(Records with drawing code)
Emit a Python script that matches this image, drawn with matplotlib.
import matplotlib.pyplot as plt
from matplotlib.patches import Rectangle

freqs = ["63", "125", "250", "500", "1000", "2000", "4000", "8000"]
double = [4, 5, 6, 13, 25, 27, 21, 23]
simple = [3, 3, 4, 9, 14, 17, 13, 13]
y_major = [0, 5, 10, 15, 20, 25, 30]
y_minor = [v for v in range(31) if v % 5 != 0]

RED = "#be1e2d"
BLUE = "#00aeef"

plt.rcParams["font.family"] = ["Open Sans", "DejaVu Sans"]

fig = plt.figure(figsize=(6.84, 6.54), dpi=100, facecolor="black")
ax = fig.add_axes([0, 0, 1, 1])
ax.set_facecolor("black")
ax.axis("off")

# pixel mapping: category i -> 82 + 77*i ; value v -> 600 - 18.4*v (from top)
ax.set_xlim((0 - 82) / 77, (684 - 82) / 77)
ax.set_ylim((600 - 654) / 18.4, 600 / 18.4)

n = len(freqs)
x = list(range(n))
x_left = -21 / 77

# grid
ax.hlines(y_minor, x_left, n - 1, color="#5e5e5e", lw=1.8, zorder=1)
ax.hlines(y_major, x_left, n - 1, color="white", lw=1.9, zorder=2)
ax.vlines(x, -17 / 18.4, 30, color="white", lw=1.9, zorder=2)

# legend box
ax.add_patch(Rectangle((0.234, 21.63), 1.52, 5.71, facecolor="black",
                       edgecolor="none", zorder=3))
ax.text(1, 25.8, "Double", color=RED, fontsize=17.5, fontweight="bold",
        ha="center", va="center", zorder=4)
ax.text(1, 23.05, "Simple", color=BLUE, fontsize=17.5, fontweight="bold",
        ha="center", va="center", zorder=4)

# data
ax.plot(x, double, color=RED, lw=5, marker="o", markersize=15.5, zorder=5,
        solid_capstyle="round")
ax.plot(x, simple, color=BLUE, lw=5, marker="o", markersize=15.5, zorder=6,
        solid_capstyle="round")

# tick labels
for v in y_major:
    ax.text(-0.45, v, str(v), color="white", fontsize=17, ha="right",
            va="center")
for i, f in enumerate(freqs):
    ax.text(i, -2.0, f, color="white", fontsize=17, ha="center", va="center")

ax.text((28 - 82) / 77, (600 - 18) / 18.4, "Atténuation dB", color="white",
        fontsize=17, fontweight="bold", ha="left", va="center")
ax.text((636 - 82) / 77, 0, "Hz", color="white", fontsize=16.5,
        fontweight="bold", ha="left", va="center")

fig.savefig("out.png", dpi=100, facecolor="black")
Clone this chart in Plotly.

# Aim of the task
Set down exactly the lines that begin the records and continue through the line bearing "ax.vlines(x, -17 /"; include both ends.

# Solution for this problem
Emit a Python script that matches this image, drawn with matplotlib.
import matplotlib.pyplot as plt
from matplotlib.patches import Rectangle

freqs = ["63", "125", "250", "500", "1000", "2000", "4000", "8000"]
double = [4, 5, 6, 13, 25, 27, 21, 23]
simple = [3, 3, 4, 9, 14, 17, 13, 13]
y_major = [0, 5, 10, 15, 20, 25, 30]
y_minor = [v for v in range(31) if v % 5 != 0]

RED = "#be1e2d"
BLUE = "#00aeef"

plt.rcParams["font.family"] = ["Open Sans", "DejaVu Sans"]

fig = plt.figure(figsize=(6.84, 6.54), dpi=100, facecolor="black")
ax = fig.add_axes([0, 0, 1, 1])
ax.set_facecolor("black")
ax.axis("off")

# pixel mapping: category i -> 82 + 77*i ; value v -> 600 - 18.4*v (from top)
ax.set_xlim((0 - 82) / 77, (684 - 82) / 77)
ax.set_ylim((600 - 654) / 18.4, 600 / 18.4)

n = len(freqs)
x = list(range(n))
x_left = -21 / 77

# grid
ax.hlines(y_minor, x_left, n - 1, color="#5e5e5e", lw=1.8, zorder=1)
ax.hlines(y_major, x_left, n - 1, color="white", lw=1.9, zorder=2)
ax.vlines(x, -17 / 18.4, 30, color="white", lw=1.9, zorder=2)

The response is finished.